At the time Chapman's conviction became final, no application for post-conviction relief, including applications which sought an out-of-time appeal, could be considered if it was filed more than three years after the judgment of conviction and sentence had become final under the provisions of LSA-C.Cr.P. art. 914 or 922, unless any of the following applied:
(1) The application alleges, and the petitioner proves or the state admits, that the facts upon which the claim is predicated were not known to the petitioner or his attorney.
(2) The claim asserted in the petition is based upon a final ruling of an appellate court establishing a theretofore unknown interpretation of constitutional law and petitioner establishes that this interpretation is retroactively applicable to his case, and the petition is filed within one year of the finality of such ruling.
(3) The application would already be barred by the provisions of this Article, but the application is filed on or before October 1, 1991.
(4) The person asserting the claim has been sentenced to death.
LSA-C.Cr.P. art. 930.8. However, nothing in LSA-R.S. 44:31.1 of the Public Records Act prevents an inmate from seeking records related to his conviction simply because more than three years have passed since the conviction has become final. State ex rel. Kenneth Leonard v. State of Louisiana, 96-1889 (La. 6/13/97), 695 So.2d 1325. Nonetheless, the legislature in 1997 La. Acts, No. 1269, § 1, effective July 15, 1997, enacted LSA-R.S. 44:36(E)(1) which provides:
This Article was subsequently amended by 1999 La. Acts, No. 1262, § 1, and 2004 La. Acts, No. 401, § 1.
The provisions of LSA-R.S. 44:31.1 permit an inmate access to public records when the request is limited to grounds upon which the inmate may file for post-conviction relief.
The public records of a prosecuting agency, pertaining to a criminal prosecution that results in a conviction, in a manner other than a plea, shall be retained for a period of three years from the date on which a court of appeal affirms the conviction, the Louisiana Supreme Court denies writs, or the Louisiana Supreme Court makes its final ruling on the appeal, whichever occurs last.

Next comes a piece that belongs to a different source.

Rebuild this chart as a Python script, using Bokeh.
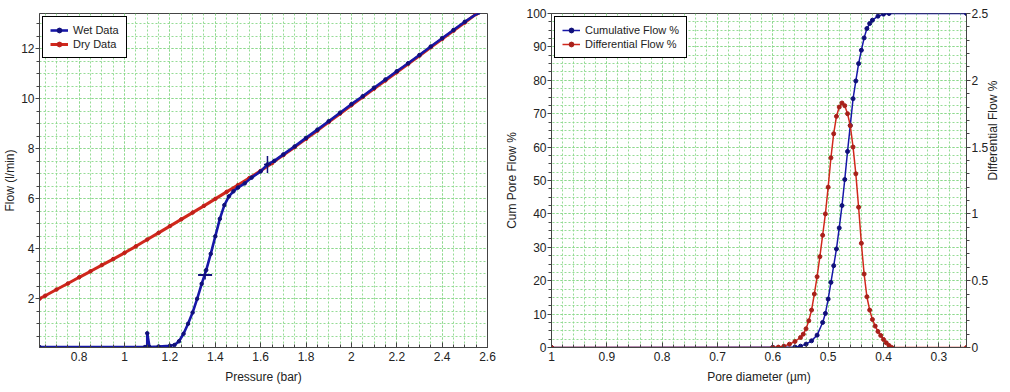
import math
from bokeh.plotting import figure
from bokeh.models import (Range1d, LinearAxis, SingleIntervalTicker,
                          CustomJSTickFormatter, Legend, LegendItem)
from bokeh.layouts import row
from bokeh.embed import file_html
from bokeh.resources import INLINE

# ---------------- Left chart data: Flow vs Pressure ----------------
wet_pressure = [0.625, 1.09, 1.10, 1.10, 1.11, 1.15, 1.20, 1.22,
                1.24, 1.26, 1.28, 1.30, 1.32, 1.34, 1.36, 1.38, 1.40, 1.42, 1.44, 1.46,
                1.48, 1.50, 1.53, 1.56, 1.60, 1.63, 1.66, 1.70, 1.75, 1.80, 1.85, 1.90,
                1.95, 2.00, 2.05, 2.10, 2.15, 2.20, 2.25, 2.30, 2.35, 2.40, 2.45, 2.50, 2.56]
wet_flow = [0.07, 0.07, 0.07, 0.62, 0.07, 0.09, 0.12, 0.15,
            0.30, 0.60, 1.00, 1.45, 2.00, 2.60, 3.15, 3.80, 4.50, 5.20, 5.75, 6.10,
            6.30, 6.45, 6.62, 6.85, 7.10, 7.38, 7.52, 7.78, 8.10, 8.44, 8.77, 9.11,
            9.45, 9.79, 10.11, 10.45, 10.78, 11.11, 11.43, 11.76, 12.10, 12.43, 12.76, 13.09, 13.45]

dry_pressure = [0.625, 0.65, 0.70, 0.75, 0.80, 0.85, 0.90, 0.95, 1.00, 1.05, 1.10, 1.15,
                1.20, 1.25, 1.30, 1.35, 1.40, 1.45, 1.50, 1.55, 1.60, 1.65, 1.70, 1.75,
                1.80, 1.85, 1.90, 1.95, 2.00, 2.05, 2.10, 2.15, 2.20, 2.25, 2.30, 2.35,
                2.40, 2.45, 2.50, 2.55]
dry_flow = [2.00, 2.12, 2.37, 2.61, 2.86, 3.10, 3.35, 3.59, 3.84, 4.10, 4.37, 4.64,
            4.91, 5.18, 5.45, 5.72, 6.00, 6.28, 6.55, 6.83, 7.12, 7.43, 7.75, 8.07,
            8.40, 8.73, 9.07, 9.41, 9.75, 10.08, 10.41, 10.74, 11.07, 11.40, 11.73, 12.07,
            12.40, 12.73, 13.06, 13.40]

# bubble point / mean flow pore markers on the wet curve
mark_pressure = [1.355, 1.63]
mark_flow = [2.95, 7.38]

# ---------------- Right chart data: pore size distribution ----------------
cum_diameter = [1.0, 0.60, 0.58, 0.56, 0.55, 0.54, 0.53, 0.52,
                0.51, 0.505, 0.50, 0.495, 0.49, 0.485, 0.48, 0.475, 0.47, 0.465, 0.46,
                0.455, 0.45, 0.445, 0.44, 0.435, 0.43, 0.425, 0.42, 0.41, 0.40, 0.39,
                0.25]
cum_flow = [0.0, 0.05, 0.08, 0.15, 0.4, 1.0, 2.0, 3.7,
            7.5, 10.2, 14.5, 19.5, 24.5, 29.5, 35.8, 42.5, 50.3, 58.7, 66.5,
            74.5, 79.8, 85.0, 89.0, 92.7, 95.5, 97.0, 98.0, 99.2, 99.8, 100.0,
            100.0]

diff_diameter = [1.0, 0.60, 0.59, 0.58, 0.57, 0.56, 0.55, 0.545, 0.54,
                 0.535, 0.53, 0.525, 0.52, 0.515, 0.51, 0.505, 0.50, 0.495, 0.49,
                 0.485, 0.48, 0.475, 0.47, 0.465, 0.46, 0.455, 0.45, 0.445, 0.44,
                 0.435, 0.43, 0.425, 0.42, 0.415, 0.41, 0.405, 0.40, 0.395, 0.39,
                 0.385, 0.25]
diff_flow = [0.0, 0.0, 0.003, 0.01, 0.025, 0.045, 0.075, 0.10, 0.14,
             0.20, 0.28, 0.40, 0.53, 0.68, 0.84, 1.00, 1.20, 1.42, 1.60,
             1.73, 1.80, 1.83, 1.81, 1.75, 1.66, 1.50, 1.30, 1.05, 0.78,
             0.55, 0.38, 0.28, 0.21, 0.16, 0.12, 0.09, 0.06, 0.035, 0.015,
             0.0, 0.0]

# ---------------- styling helpers ----------------
FONT = "Liberation Sans"
GRID = "#8ad88a"
BLUE = "#1717a8"
NAVY = "#10107a"
RED = "#d0281c"
fmt_code = "return String(parseFloat(tick.toFixed(3)));"


def style_axis(ax, side):
    ax.formatter = CustomJSTickFormatter(code=fmt_code)
    ax.major_label_text_font = FONT
    ax.major_label_text_font_size = "12px"
    ax.major_label_text_color = "#222222"
    ax.axis_label_text_font = FONT
    ax.axis_label_text_font_size = "12px"
    ax.axis_label_text_font_style = "normal"
    ax.axis_label_text_color = "#222222"
    ax.axis_line_color = "#444444"
    ax.major_tick_line_color = "#444444"
    ax.minor_tick_line_color = "#444444"
    if side == "x":
        ax.major_tick_in = 5
        ax.major_tick_out = 0
        ax.minor_tick_in = 3
        ax.minor_tick_out = 0
        ax.major_label_standoff = 4
        ax.axis_label_standoff = 6
    else:
        ax.major_tick_in = 0
        ax.major_tick_out = 4
        ax.minor_tick_in = 0
        ax.minor_tick_out = 3
        ax.major_label_standoff = 1
        ax.axis_label_standoff = 1


def style_grid(p):
    for g in (p.xgrid[0], p.ygrid[0]):
        g.grid_line_color = GRID
        g.grid_line_dash = "2 2"
        g.grid_line_alpha = 0.9
        g.minor_grid_line_color = GRID
        g.minor_grid_line_dash = "2 2"
        g.minor_grid_line_alpha = 0.9


def style_legend(leg):
    leg.location = "top_left"
    leg.border_line_color = "black"
    leg.border_line_width = 1
    leg.border_line_alpha = 1
    leg.label_text_font = FONT
    leg.label_text_font_size = "11px"
    leg.label_text_color = "#222222"
    leg.glyph_width = 18
    leg.glyph_height = 12
    leg.label_height = 12
    leg.spacing = 2
    leg.padding = 7
    leg.margin = 3
    leg.background_fill_alpha = 1


# ---------------- Left figure ----------------
p1 = figure(width=500, height=388, output_backend="svg", toolbar_location=None,
            x_range=Range1d(0.625, 2.6), y_range=Range1d(0.05, 13.42),
            min_border_left=37, min_border_right=13, min_border_top=13, min_border_bottom=41)
p1.outline_line_color = "#444444"
p1.xaxis.ticker = SingleIntervalTicker(interval=0.2, num_minor_ticks=4)
p1.yaxis.ticker = SingleIntervalTicker(interval=2, num_minor_ticks=4)
p1.xgrid.ticker = p1.xaxis.ticker
p1.ygrid.ticker = p1.yaxis.ticker
p1.xaxis.axis_label = "Pressure (bar)"
p1.yaxis.axis_label = "Flow (l/min)"
style_axis(p1.xaxis[0], "x")
style_axis(p1.yaxis[0], "y")
style_grid(p1)

dry_line = p1.line(dry_pressure, dry_flow, line_color=RED, line_width=3)
dry_pts = p1.scatter(dry_pressure, dry_flow, size=3.5, color="#c0201a")
wet_line = p1.line(wet_pressure, wet_flow, line_color=BLUE, line_width=2.6)
wet_pts = p1.scatter(wet_pressure, wet_flow, size=3.5, color=NAVY)
p1.scatter(mark_pressure[:1], mark_flow[:1], marker="dash", size=14, line_color=NAVY, line_width=2)
p1.scatter(mark_pressure[:1], mark_flow[:1], marker="dash", size=9, angle=math.pi / 2,
           line_color=NAVY, line_width=1.5)
p1.scatter(mark_pressure[1:], mark_flow[1:], marker="dash", size=17, angle=math.pi / 2,
           line_color=NAVY, line_width=1.5)
p1.scatter(mark_pressure[1:], mark_flow[1:], marker="dash", size=7, line_color=NAVY, line_width=1.5)

leg1 = Legend(items=[LegendItem(label="Wet Data", renderers=[wet_line, wet_pts]),
                     LegendItem(label="Dry Data", renderers=[dry_line, dry_pts])])
p1.add_layout(leg1)
style_legend(leg1)

# ---------------- Right figure ----------------
p2 = figure(width=510, height=388, output_backend="svg", toolbar_location=None,
            x_range=Range1d(1.0, 0.25), y_range=Range1d(0, 100),
            min_border_left=51, min_border_right=40, min_border_top=11, min_border_bottom=39)
p2.outline_line_color = "#444444"
p2.extra_y_ranges = {"diff": Range1d(0, 2.5)}
p2.xaxis.ticker = SingleIntervalTicker(interval=0.1, num_minor_ticks=5)
p2.yaxis.ticker = SingleIntervalTicker(interval=10, num_minor_ticks=4)
p2.xgrid.ticker = p2.xaxis.ticker
p2.ygrid.ticker = p2.yaxis.ticker
p2.xaxis.axis_label = "Pore diameter (µm)"
p2.yaxis.axis_label = "Cum Pore Flow %"
style_axis(p2.xaxis[0], "x")
style_axis(p2.yaxis[0], "y")
p2.yaxis[0].axis_label_standoff = 4
style_grid(p2)

rax = LinearAxis(y_range_name="diff", axis_label="Differential Flow %",
                 ticker=SingleIntervalTicker(interval=0.5, num_minor_ticks=5))
style_axis(rax, "y")
rax.axis_label_standoff = 2
try:
    rax.axis_label_orientation = math.pi / 2
except Exception:
    pass
p2.add_layout(rax, "right")

cum_line = p2.line(cum_diameter, cum_flow, line_color=BLUE, line_width=1.5)
cum_pts = p2.scatter(cum_diameter, cum_flow, size=4, color=NAVY)
diff_line = p2.line(diff_diameter, diff_flow, line_color=RED, line_width=1.5, y_range_name="diff")
diff_pts = p2.scatter(diff_diameter, diff_flow, size=4, color="#a8201a", y_range_name="diff")

leg2 = Legend(items=[LegendItem(label="Cumulative Flow %", renderers=[cum_line, cum_pts]),
                     LegendItem(label="Differential Flow %", renderers=[diff_line, diff_pts])])
p2.add_layout(leg2)
style_legend(leg2)

layout = row(p1, p2)
open("out.html", "w").write(file_html(layout, INLINE))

The Public Records Act, LSA-R.S. 44:1 et seq., sets out a procedure to guarantee access to various public records and provides for enforcement of this right by seeking the issuance of a writ of mandamus, injunctive relief, or declaratory relief, together with attorney fees, costs, and damages as provided by LSA-R.S. 44:35. See LSA-R.S. 44:35(A). Should the custodian refuse to allow access to the public records, the custodian must defend his action in a contradictory hearing. However, the enforcement provisions of LSA-R.S. 44:35 presuppose the existence of the records in the office of the custodian. Revere v. Taylor, 613 So.2d 738 (La.App. 4th Cir.), writ denied, 615 So.2d 332 (La. 1993). In this case, the DA disposed of the records being sought at the conclusion of the three-year retention period provided for in LSA-R.S. 44:36(E)(1). Thus, the records being sought by Chapman were no longer in existence when the request for public records was allegedly made of the DA in 2003.
Notably, there is no evidence that Chapman made a request for public records to the DA during the statutorily mandated retention period.
Under the circumstances of this case, we find that it would be a vain and useless waste of the trial court's time to issue a writ of mandamus ordering the custodian to provide records or a cost estimate relative to records that he no longer possesses. See Wallace v. Ware, 94-2204 (La.App. 1st Cir.6/23/95), 657 So.2d 734, 737. Mandamus is clearly not appropriate in this case. Accordingly, we are unable to find error in the trial court's dismissal of Chapman's application for a writ of mandamus.
For the foregoing reasons, the judgment of the trial court is affirmed. Costs of this appeal are assessed against Lawrence Chapman.